**Problem requirements:**
In this exercise, the entries below include pictures. Repeat exactly the lines from the line with "Output the Python" to the line with "import plotly.graph_objects as go", including both, but without the pictures.

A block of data
____

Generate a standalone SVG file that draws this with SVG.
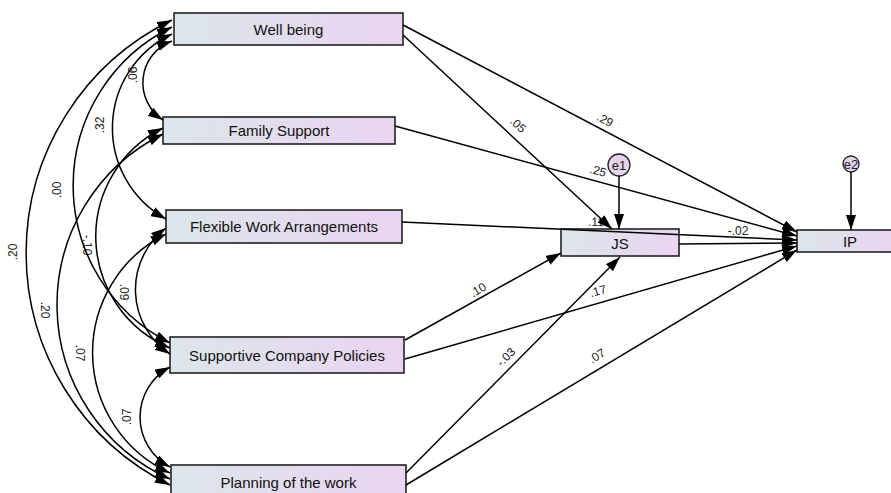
<svg xmlns="http://www.w3.org/2000/svg" width="891" height="493" viewBox="0 0 891 493">
<defs>
<linearGradient id="bg" x1="0" y1="0" x2="1" y2="0">
<stop offset="0" stop-color="#dce6ea"/>
<stop offset="1" stop-color="#ead4f2"/>
</linearGradient>
<marker id="ah" viewBox="0 0 15 10" refX="15" refY="5" markerWidth="15" markerHeight="10" markerUnits="userSpaceOnUse" orient="auto-start-reverse">
<path d="M0,0 L15,5 L0,10 z" fill="#000"/>
</marker>
<style>
.box{fill:url(#bg);stroke:#222;stroke-width:1.6}
.nt{font-family:"Liberation Sans",Arial,sans-serif;font-size:15px;fill:#111;text-anchor:middle;dominant-baseline:central}
.lb{font-family:"Liberation Sans",Arial,sans-serif;font-size:12px;fill:#222;text-anchor:middle;dominant-baseline:central}
.cv{fill:none;stroke:#000;stroke-width:1.5;marker-start:url(#ah);marker-end:url(#ah)}
.pa{fill:none;stroke:#000;stroke-width:1.5;marker-end:url(#ah)}
.err{fill:#e6d3ee;stroke:#222;stroke-width:1.3}
</style>
</defs>
<rect width="891" height="493" fill="#fff"/>

<g id="node-wb"><rect class="box" x="174" y="13" width="229" height="32"/><text class="nt" x="288.5" y="29">Well being</text></g>
<g id="node-fs"><rect class="box" x="163" y="117" width="232" height="27"/><text class="nt" x="279" y="130.5">Family Support</text></g>
<g id="node-fwa"><rect class="box" x="166" y="210" width="236" height="33"/><text class="nt" x="284" y="226.5">Flexible Work Arrangements</text></g>
<g id="node-scp"><rect class="box" x="170" y="337" width="234" height="36"/><text class="nt" x="287" y="355">Supportive Company Policies</text></g>
<g id="node-pw"><rect class="box" x="171" y="465" width="235" height="34"/><text class="nt" x="288.5" y="482">Planning of the work</text></g>
<g id="node-js"><rect class="box" x="561" y="229" width="118" height="27"/><text class="nt" x="620" y="243">JS</text></g>
<g id="node-ip"><rect class="box" x="797" y="230" width="100" height="22"/><text class="nt" x="850" y="241.5">IP</text></g>
<g id="node-e1"><circle class="err" cx="619" cy="165" r="11"/><text class="lb" x="619" y="165" style="font-size:13px">e1</text></g>
<g id="node-e2"><circle class="err" cx="851" cy="164" r="8"/><text class="lb" x="851" y="164" style="font-size:13px">e2</text></g>

<g id="labels">
<text class="lb" transform="translate(133,75) rotate(-90)">.06</text>
<text class="lb" transform="translate(100,125) rotate(-90)">.32</text>
<text class="lb" transform="translate(57,190) rotate(-90)">.00</text>
<text class="lb" transform="translate(13,252) rotate(-90)">.20</text>
<text class="lb" transform="translate(87,245) rotate(90)">-.10</text>
<text class="lb" transform="translate(45,310) rotate(90)">.20</text>
<text class="lb" transform="translate(124,292) rotate(90)">.09</text>
<text class="lb" transform="translate(80,353) rotate(90)">.07</text>
<text class="lb" transform="translate(127,417) rotate(-90)">.07</text>
<text class="lb" transform="translate(518,125) rotate(43)">.05</text>
<text class="lb" transform="translate(605,120) rotate(28)">.29</text>
<text class="lb" transform="translate(598,171) rotate(15)">.25</text>
<text class="lb" transform="translate(596,222) rotate(2)">.11</text>
<text class="lb" transform="translate(738,231)">-.02</text>
<text class="lb" transform="translate(478,290) rotate(-31)">.10</text>
<text class="lb" transform="translate(598,291) rotate(-16)">.17</text>
<text class="lb" transform="translate(506,357) rotate(-45)">-.03</text>
<text class="lb" transform="translate(597,356) rotate(-31)">.07</text>
</g>

<g id="connectors">
<path class="cv" d="M172,41 A44.5,44.5 0 0,0 163,120"/>
<path class="cv" d="M172,34 A104,104 0 0,0 166,219"/>
<path class="cv" d="M172,27 A176.5,176.5 0 0,0 170,343"/>
<path class="cv" d="M172,20 A259,259 0 0,0 170,485"/>
<path class="cv" d="M163,128 A121,121 0 0,0 170,348"/>
<path class="cv" d="M163,134 A190.7,190.7 0 0,0 170,479"/>
<path class="cv" d="M166,228 A77.3,77.3 0 0,0 170,354"/>
<path class="cv" d="M166,234 A132.4,132.4 0 0,0 170,473"/>
<path class="cv" d="M170,367 A56.7,56.7 0 0,0 170,467"/>
<path class="pa" d="M403,35 L612,229"/>
<path class="pa" d="M403,25 L797,232"/>
<path class="pa" d="M395,126 L797,236"/>
<path class="pa" d="M402,222 L797,240"/>
<path class="pa" d="M679,244 L797,243"/>
<path class="pa" d="M405,340 L561,253"/>
<path class="pa" d="M405,359 L797,246"/>
<path class="pa" d="M406,473 L620,257"/>
<path class="pa" d="M406,485 L797,250"/>
<path class="pa" d="M619,176 L619,229"/>
<path class="pa" d="M851,172 L851,230"/>
</g>
</svg>
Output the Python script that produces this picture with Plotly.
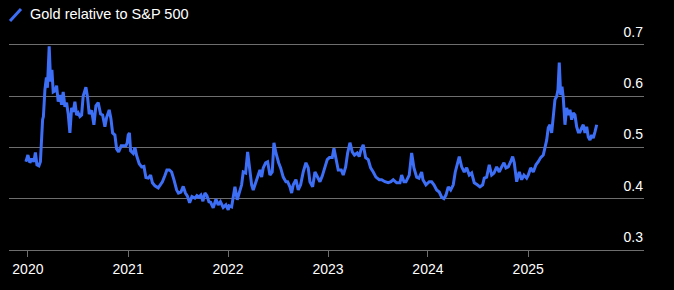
import pandas as pd
import plotly.graph_objects as go

# Time stamps as decimal years, and the Gold / S&P 500 ratio
years = [
    2019.980, 2020.000, 2020.020, 2020.040, 2020.060, 2020.075, 2020.090, 2020.110, 2020.125,
    2020.137, 2020.147, 2020.155, 2020.170, 2020.185, 2020.195, 2020.213, 2020.227, 2020.240,
    2020.253, 2020.270, 2020.287, 2020.303, 2020.320, 2020.337, 2020.353, 2020.370, 2020.387,
    2020.403, 2020.420, 2020.437, 2020.453, 2020.470, 2020.487, 2020.503, 2020.520, 2020.537,
    2020.553, 2020.580, 2020.597, 2020.613, 2020.637, 2020.660, 2020.680, 2020.703, 2020.727,
    2020.747, 2020.770, 2020.787, 2020.813, 2020.830, 2020.847, 2020.870, 2020.887, 2020.907,
    2020.933, 2020.980, 2020.993, 2021.003, 2021.015, 2021.027, 2021.053, 2021.070, 2021.087,
    2021.113, 2021.137, 2021.160, 2021.180, 2021.203, 2021.227, 2021.245, 2021.270, 2021.303,
    2021.327, 2021.345, 2021.370, 2021.390, 2021.415, 2021.437, 2021.460, 2021.487, 2021.505,
    2021.530, 2021.553, 2021.575, 2021.595, 2021.617, 2021.640, 2021.670, 2021.690, 2021.710,
    2021.730, 2021.750, 2021.770, 2021.790, 2021.810, 2021.827, 2021.853, 2021.880, 2021.903,
    2021.925, 2021.953, 2021.980, 2022.003, 2022.013, 2022.037, 2022.053, 2022.070, 2022.093,
    2022.113, 2022.137, 2022.153, 2022.177, 2022.197, 2022.220, 2022.237, 2022.253, 2022.280,
    2022.297, 2022.320, 2022.337, 2022.353, 2022.377, 2022.397, 2022.420, 2022.443, 2022.460,
    2022.480, 2022.507, 2022.527, 2022.553, 2022.580, 2022.597, 2022.620, 2022.637, 2022.653,
    2022.680, 2022.703, 2022.727, 2022.753, 2022.780, 2022.803, 2022.820, 2022.847, 2022.870,
    2022.893, 2022.920, 2022.943, 2022.970, 2022.993, 2023.015, 2023.043, 2023.060, 2023.080,
    2023.103, 2023.133, 2023.153, 2023.177, 2023.197, 2023.220, 2023.243, 2023.265, 2023.293,
    2023.313, 2023.330, 2023.353, 2023.377, 2023.403, 2023.427, 2023.453, 2023.480, 2023.513,
    2023.537, 2023.570, 2023.603, 2023.630, 2023.653, 2023.687, 2023.720, 2023.737, 2023.760,
    2023.780, 2023.813, 2023.837, 2023.860, 2023.887, 2023.910, 2023.937, 2023.950, 2023.980,
    2024.013, 2024.037, 2024.060, 2024.087, 2024.113, 2024.137, 2024.160, 2024.180, 2024.203,
    2024.227, 2024.253, 2024.273, 2024.293, 2024.313, 2024.337, 2024.363, 2024.387, 2024.413,
    2024.437, 2024.463, 2024.493, 2024.520, 2024.547, 2024.563, 2024.587, 2024.613, 2024.637,
    2024.660, 2024.687, 2024.713, 2024.737, 2024.760, 2024.780, 2024.803, 2024.827, 2024.847,
    2024.863, 2024.887, 2024.913, 2024.937, 2024.960, 2024.987, 2025.003, 2025.027, 2025.053,
    2025.080, 2025.103, 2025.127, 2025.153, 2025.170, 2025.187, 2025.203, 2025.220, 2025.237,
    2025.253, 2025.270, 2025.287, 2025.300, 2025.313, 2025.327, 2025.340, 2025.353, 2025.370,
    2025.387, 2025.403, 2025.420, 2025.437, 2025.453, 2025.470, 2025.487, 2025.503, 2025.520,
    2025.537, 2025.553, 2025.570, 2025.587, 2025.603, 2025.620, 2025.637, 2025.653, 2025.670,
    2025.687,
]

ratio = [
    0.472, 0.485, 0.470, 0.478, 0.472, 0.490, 0.466, 0.464, 0.472,
    0.520, 0.554, 0.560, 0.612, 0.636, 0.616, 0.697, 0.628, 0.651,
    0.608, 0.610, 0.620, 0.589, 0.602, 0.583, 0.608, 0.579, 0.587,
    0.565, 0.528, 0.577, 0.569, 0.589, 0.563, 0.567, 0.560, 0.563,
    0.600, 0.617, 0.597, 0.565, 0.572, 0.544, 0.581, 0.587, 0.565,
    0.563, 0.540, 0.558, 0.573, 0.556, 0.528, 0.524, 0.497, 0.491,
    0.503, 0.503, 0.509, 0.524, 0.528, 0.493, 0.488, 0.500, 0.484,
    0.468, 0.462, 0.463, 0.441, 0.440, 0.446, 0.431, 0.425, 0.421,
    0.427, 0.433, 0.445, 0.456, 0.456, 0.452, 0.437, 0.417, 0.411,
    0.413, 0.424, 0.411, 0.405, 0.392, 0.404, 0.401, 0.406, 0.403,
    0.407, 0.395, 0.411, 0.406, 0.394, 0.393, 0.382, 0.399, 0.388,
    0.394, 0.383, 0.388, 0.378, 0.386, 0.384, 0.403, 0.423, 0.398,
    0.411, 0.427, 0.452, 0.450, 0.491, 0.446, 0.427, 0.417, 0.433,
    0.442, 0.456, 0.442, 0.460, 0.470, 0.472, 0.446, 0.452, 0.509,
    0.489, 0.470, 0.460, 0.442, 0.433, 0.433, 0.423, 0.411, 0.427,
    0.437, 0.417, 0.427, 0.452, 0.470, 0.460, 0.433, 0.423, 0.452,
    0.442, 0.433, 0.444, 0.462, 0.476, 0.480, 0.480, 0.498, 0.476,
    0.456, 0.456, 0.446, 0.462, 0.489, 0.509, 0.491, 0.485, 0.489,
    0.482, 0.495, 0.505, 0.480, 0.476, 0.460, 0.452, 0.442, 0.437,
    0.437, 0.433, 0.431, 0.433, 0.437, 0.431, 0.431, 0.446, 0.433,
    0.433, 0.446, 0.489, 0.460, 0.442, 0.440, 0.452, 0.437, 0.427,
    0.433, 0.433, 0.427, 0.417, 0.413, 0.403, 0.400, 0.407, 0.423,
    0.417, 0.427, 0.452, 0.466, 0.482, 0.462, 0.452, 0.460, 0.446,
    0.450, 0.431, 0.427, 0.423, 0.427, 0.440, 0.442, 0.466, 0.446,
    0.450, 0.462, 0.452, 0.462, 0.470, 0.460, 0.462, 0.472, 0.482,
    0.470, 0.433, 0.452, 0.437, 0.446, 0.440, 0.446, 0.460, 0.452,
    0.466, 0.472, 0.480, 0.485, 0.499, 0.514, 0.538, 0.544, 0.528,
    0.560, 0.593, 0.599, 0.612, 0.665, 0.602, 0.618, 0.597, 0.544,
    0.577, 0.563, 0.573, 0.554, 0.567, 0.563, 0.540, 0.530, 0.530,
    0.538, 0.544, 0.528, 0.540, 0.520, 0.514, 0.524, 0.518, 0.530,
    0.544, 0.556,
]

y_ticks = [0.3, 0.4, 0.5, 0.6, 0.7]
x_ticks = ["2020-01-01", "2021-01-01", "2022-01-01", "2023-01-01", "2024-01-01", "2025-01-01"]
x_tick_labels = ["2020", "2021", "2022", "2023", "2024", "2025"]
series_name = "Gold relative to S&P 500"

n = min(len(years), len(ratio))
base = pd.Timestamp("2020-01-01")
dates = [base + pd.to_timedelta((y - 2020) * 365.25, unit="D") for y in years[:n]]

LINE = "#3d6ef6"
GRID = "#6e6e6e"
FONT = "Arial, Liberation Sans, sans-serif"

TOP, BOT = 12, 40
plot_h = 290 - TOP - BOT

fig = go.Figure()
fig.add_trace(go.Scatter(
    x=dates, y=ratio[:n], mode="lines", name=series_name,
    line=dict(color=LINE, width=3), showlegend=False,
))

fig.update_layout(
    width=674, height=290,
    margin=dict(l=9, r=30, t=TOP, b=BOT),
    paper_bgcolor="black", plot_bgcolor="black",
    font=dict(family=FONT, color="white", size=14),
    xaxis=dict(
        range=["2019-10-24", "2026-02-28"],
        tickvals=x_ticks, ticktext=x_tick_labels,
        showgrid=False, zeroline=False,
        showline=True, linecolor=GRID, linewidth=1,
        ticks="outside", ticklen=6, tickcolor=GRID, tickwidth=1,
        tickfont=dict(size=14, color="white"),
    ),
    yaxis=dict(
        range=[0.3, 0.3 + plot_h / 513.3], side="right",
        tickvals=y_ticks, ticktext=[f"{v:.1f}" for v in y_ticks],
        ticklabelposition="inside", ticklabelshift=-13, ticklabelstandoff=-2,
        showgrid=True, gridcolor=GRID, gridwidth=1,
        zeroline=False, showline=False, ticks="",
        tickfont=dict(size=14, color="white"),
    ),
    shapes=[dict(type="line", xref="paper", yref="paper",
                 x0=(10 - 9) / 635, x1=(21 - 9) / 635,
                 y0=(290 - BOT - 21) / plot_h, y1=(290 - BOT - 9) / plot_h,
                 line=dict(color=LINE, width=3))],
    annotations=[dict(text=series_name, xref="paper", yref="paper",
                      x=(28 - 9) / 635, y=(290 - BOT - 14.5) / plot_h,
                      xanchor="left", yanchor="middle", showarrow=False,
                      font=dict(size=14.5, color="white", family=FONT))],
)

fig.write_html("out.html")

____

**Full solution:**
Output the Python script that produces this picture with Plotly.
import pandas as pd
import plotly.graph_objects as go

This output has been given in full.